In a statement, the Morgan family said: ‘At almost every step, we found ourselves lied to, fobbed off, bullied, degraded and let down time and time again. What we were required to endure was nothing less than torture.’

Singling out Dame Cressida for blame, the report said she had not given a ‘reasonable explanation’ for blocking access to computer data and delaying the release of files, the last of which were provided only in March.

The investigation into Mr Morgan’s murder was described as ‘shockingly incompetent’, with officers failing to search the scene, which was left unguarded, ‘pathetic’ forensic work and no alibis sought for suspects.

A Home Office source said there were ‘serious concerns with the Met’s leadership and how it responded to failings’ – although Home Secretary Priti Patel and Boris Johnson later expressed confidence in Dame Cressida. 

The commissioner apologised for past mistakes yesterday, saying: ‘It is a matter of great regret that no one has been brought to justice and that our mistakes have compounded the pain suffered by Daniel’s family.
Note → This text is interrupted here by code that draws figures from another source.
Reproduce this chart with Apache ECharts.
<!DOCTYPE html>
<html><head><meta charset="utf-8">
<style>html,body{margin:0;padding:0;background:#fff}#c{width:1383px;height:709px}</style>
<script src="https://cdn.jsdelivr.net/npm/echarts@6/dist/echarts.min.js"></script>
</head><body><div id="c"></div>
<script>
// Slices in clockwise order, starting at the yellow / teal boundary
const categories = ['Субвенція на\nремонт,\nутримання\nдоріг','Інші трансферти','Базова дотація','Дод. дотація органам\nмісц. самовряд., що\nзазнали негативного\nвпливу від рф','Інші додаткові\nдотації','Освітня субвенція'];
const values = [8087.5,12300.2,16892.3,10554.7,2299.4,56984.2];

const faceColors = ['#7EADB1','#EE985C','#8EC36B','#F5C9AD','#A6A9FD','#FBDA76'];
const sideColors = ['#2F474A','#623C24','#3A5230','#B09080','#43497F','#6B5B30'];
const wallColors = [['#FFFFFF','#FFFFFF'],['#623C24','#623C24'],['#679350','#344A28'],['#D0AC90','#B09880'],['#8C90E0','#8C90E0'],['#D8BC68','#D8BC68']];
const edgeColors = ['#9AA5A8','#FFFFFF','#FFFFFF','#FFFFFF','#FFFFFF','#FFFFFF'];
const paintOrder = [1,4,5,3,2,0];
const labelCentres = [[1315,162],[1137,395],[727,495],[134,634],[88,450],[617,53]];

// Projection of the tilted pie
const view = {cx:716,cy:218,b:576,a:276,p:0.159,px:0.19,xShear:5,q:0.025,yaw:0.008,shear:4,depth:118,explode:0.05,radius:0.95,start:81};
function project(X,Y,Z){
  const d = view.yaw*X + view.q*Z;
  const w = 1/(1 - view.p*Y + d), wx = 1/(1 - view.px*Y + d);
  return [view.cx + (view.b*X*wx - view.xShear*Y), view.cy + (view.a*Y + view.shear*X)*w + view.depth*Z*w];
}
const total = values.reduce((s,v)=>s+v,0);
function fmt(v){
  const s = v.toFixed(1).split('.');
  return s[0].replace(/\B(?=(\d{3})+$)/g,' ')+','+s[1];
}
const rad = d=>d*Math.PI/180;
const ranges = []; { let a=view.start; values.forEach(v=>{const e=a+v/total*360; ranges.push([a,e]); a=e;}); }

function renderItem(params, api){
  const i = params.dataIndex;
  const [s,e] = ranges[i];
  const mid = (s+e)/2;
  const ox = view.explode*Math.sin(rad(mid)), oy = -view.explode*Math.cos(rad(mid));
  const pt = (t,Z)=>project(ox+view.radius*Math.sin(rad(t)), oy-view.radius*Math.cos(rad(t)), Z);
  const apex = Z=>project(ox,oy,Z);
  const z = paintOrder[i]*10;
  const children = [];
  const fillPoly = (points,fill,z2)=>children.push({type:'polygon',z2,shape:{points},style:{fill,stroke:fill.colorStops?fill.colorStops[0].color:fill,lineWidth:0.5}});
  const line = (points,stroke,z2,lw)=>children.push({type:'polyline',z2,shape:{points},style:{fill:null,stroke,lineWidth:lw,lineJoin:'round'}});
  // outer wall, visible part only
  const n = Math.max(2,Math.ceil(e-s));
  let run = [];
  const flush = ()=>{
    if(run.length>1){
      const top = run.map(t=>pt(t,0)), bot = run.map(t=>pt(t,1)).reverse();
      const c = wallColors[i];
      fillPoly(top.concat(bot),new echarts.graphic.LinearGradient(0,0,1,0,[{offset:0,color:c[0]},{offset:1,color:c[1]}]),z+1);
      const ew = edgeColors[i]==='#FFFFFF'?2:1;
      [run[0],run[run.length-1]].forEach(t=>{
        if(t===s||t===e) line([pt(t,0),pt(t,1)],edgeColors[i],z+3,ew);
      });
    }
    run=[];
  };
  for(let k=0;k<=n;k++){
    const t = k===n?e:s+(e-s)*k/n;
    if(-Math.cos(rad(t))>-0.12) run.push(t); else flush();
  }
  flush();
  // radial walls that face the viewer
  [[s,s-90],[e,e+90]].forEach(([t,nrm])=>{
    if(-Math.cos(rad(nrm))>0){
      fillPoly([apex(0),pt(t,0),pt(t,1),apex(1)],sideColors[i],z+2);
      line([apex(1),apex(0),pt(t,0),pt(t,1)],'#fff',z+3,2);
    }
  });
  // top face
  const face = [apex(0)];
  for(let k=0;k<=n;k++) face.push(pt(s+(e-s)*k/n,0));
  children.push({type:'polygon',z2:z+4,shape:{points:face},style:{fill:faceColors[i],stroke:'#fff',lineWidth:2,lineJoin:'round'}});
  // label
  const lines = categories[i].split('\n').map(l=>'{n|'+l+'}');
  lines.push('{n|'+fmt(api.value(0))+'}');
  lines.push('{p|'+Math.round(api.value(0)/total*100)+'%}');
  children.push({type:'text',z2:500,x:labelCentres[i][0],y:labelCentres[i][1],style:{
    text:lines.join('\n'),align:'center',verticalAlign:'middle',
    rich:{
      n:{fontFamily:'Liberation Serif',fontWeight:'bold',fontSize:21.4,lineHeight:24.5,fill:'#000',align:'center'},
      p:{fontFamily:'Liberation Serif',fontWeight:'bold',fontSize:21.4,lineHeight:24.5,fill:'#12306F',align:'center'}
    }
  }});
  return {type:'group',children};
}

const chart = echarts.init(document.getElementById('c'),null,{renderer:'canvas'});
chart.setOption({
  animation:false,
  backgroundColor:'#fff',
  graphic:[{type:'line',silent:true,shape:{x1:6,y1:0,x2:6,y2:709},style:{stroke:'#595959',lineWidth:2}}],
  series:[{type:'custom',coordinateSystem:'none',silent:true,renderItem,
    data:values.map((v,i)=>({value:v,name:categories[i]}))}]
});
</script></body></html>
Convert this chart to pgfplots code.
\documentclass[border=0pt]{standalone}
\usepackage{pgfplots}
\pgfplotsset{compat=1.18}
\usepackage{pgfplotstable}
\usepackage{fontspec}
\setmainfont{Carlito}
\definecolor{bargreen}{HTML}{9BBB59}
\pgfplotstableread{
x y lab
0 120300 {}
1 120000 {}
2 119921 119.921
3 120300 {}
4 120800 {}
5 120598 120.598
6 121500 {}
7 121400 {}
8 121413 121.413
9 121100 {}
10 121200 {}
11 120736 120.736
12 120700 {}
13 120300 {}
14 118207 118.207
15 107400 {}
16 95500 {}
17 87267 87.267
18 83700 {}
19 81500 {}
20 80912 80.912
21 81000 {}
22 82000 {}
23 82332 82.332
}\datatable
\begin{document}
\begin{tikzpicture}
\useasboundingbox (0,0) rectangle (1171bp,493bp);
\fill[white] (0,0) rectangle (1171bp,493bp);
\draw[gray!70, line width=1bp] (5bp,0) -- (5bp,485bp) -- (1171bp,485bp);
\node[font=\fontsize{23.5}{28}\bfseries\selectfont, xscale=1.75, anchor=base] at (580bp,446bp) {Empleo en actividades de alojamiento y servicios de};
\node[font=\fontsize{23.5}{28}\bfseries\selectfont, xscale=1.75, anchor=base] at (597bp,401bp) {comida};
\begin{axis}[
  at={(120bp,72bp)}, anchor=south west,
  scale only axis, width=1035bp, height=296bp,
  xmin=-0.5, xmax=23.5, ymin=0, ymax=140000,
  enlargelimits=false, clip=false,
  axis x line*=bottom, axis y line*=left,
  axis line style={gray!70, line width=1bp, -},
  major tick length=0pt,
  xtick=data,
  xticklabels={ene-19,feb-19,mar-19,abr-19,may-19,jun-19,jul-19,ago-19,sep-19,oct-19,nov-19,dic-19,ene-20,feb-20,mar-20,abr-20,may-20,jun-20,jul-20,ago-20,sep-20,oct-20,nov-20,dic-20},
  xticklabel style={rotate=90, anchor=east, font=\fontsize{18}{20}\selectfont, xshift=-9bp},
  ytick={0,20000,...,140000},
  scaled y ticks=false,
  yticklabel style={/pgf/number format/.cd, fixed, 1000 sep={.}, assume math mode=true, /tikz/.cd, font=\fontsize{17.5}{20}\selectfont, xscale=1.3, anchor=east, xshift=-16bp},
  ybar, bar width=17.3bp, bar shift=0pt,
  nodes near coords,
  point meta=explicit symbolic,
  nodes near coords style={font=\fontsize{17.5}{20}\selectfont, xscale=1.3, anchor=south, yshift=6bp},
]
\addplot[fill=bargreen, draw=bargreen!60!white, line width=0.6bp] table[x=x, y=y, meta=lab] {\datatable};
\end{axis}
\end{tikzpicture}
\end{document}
For that I apologise again now.

‘I have been personally determined that the Met provided the panel with the fullest level of co-operation in an open and transparent manner, with complete integrity at all times.’

Scotland Yard rejected the report’s finding of institutional corruption, with assistant commissioner Nick Ephgrave saying: ‘It doesn’t reflect what I see every day.’

He insisted the panel had been given ‘unparalleled access’ including to the police Holmes database, adding: ‘The commissioner has no need to consider her position. She has overseen disclosure to an extent never seen before.’

The force is conducting a review of the case and has repeated appeals for anyone with information to come forward. It has offered a £50,000 reward.